L'étude souligne que, malgré l'attention portée aux plus grandes centrales photovoltaïques, les acteurs de la filière pourraient trouver dans l'autoconsommation domestique un relai de croissance important. Plus les entreprises et sociétés sont situées en aval de la chaîne de valeur (au plus près du consommateur), plus l'impact sera grand. Pour Sia Partners et Enerplan, c'est le maillon des services liés au suivi, au pilotage et à l'optimisation de la consommation qui connaîtra la plus forte croissance avec pour but ultime d'améliorer le taux d'autoconsommation. "Auparavant, seul l'entretien de l'installation suffisait", font-ils valoir.

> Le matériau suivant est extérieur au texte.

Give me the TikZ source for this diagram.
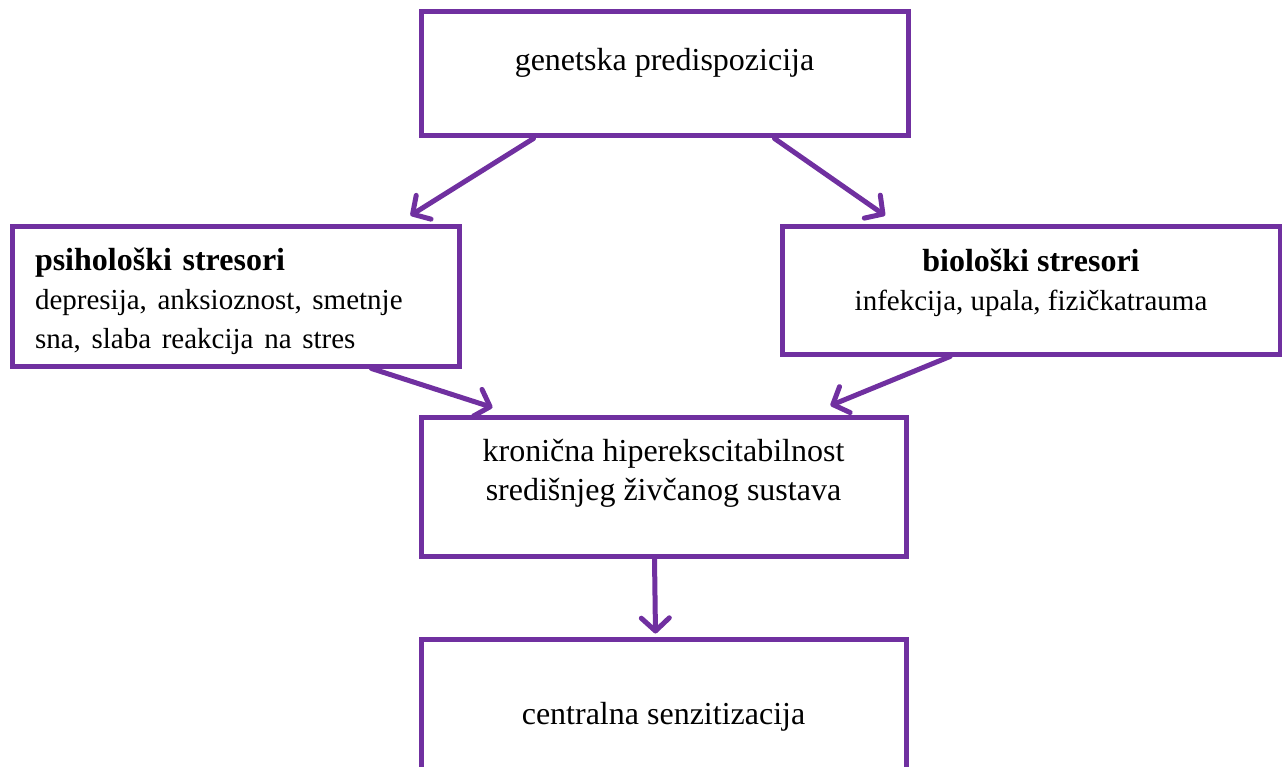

Des activités qui pourraient générer plus des deux tiers du chiffre d'affaires de tout le secteur (soit plus d'un milliard d'euros). Les auteurs annoncent : "Afin de répondre à une nouvelle demande, l'ensemble de la filière photovoltaïque française doit étendre son offre de prestations. Ce positionnement concerne un grand nombre d'énergéticiens, de gestionnaires de réseau mais également d'entreprises spécialisées pouvant adapter leur domaine d'expertise". Ils estiment qu'à l'horizon de 2023, entre 30 et 60 % des capacités cumulées du solaire pourraient concerner des raccordements en autoconsommation. D'ici là, le parc français devra passer d'un peu plus de 6 GW à 19 GW de puissance.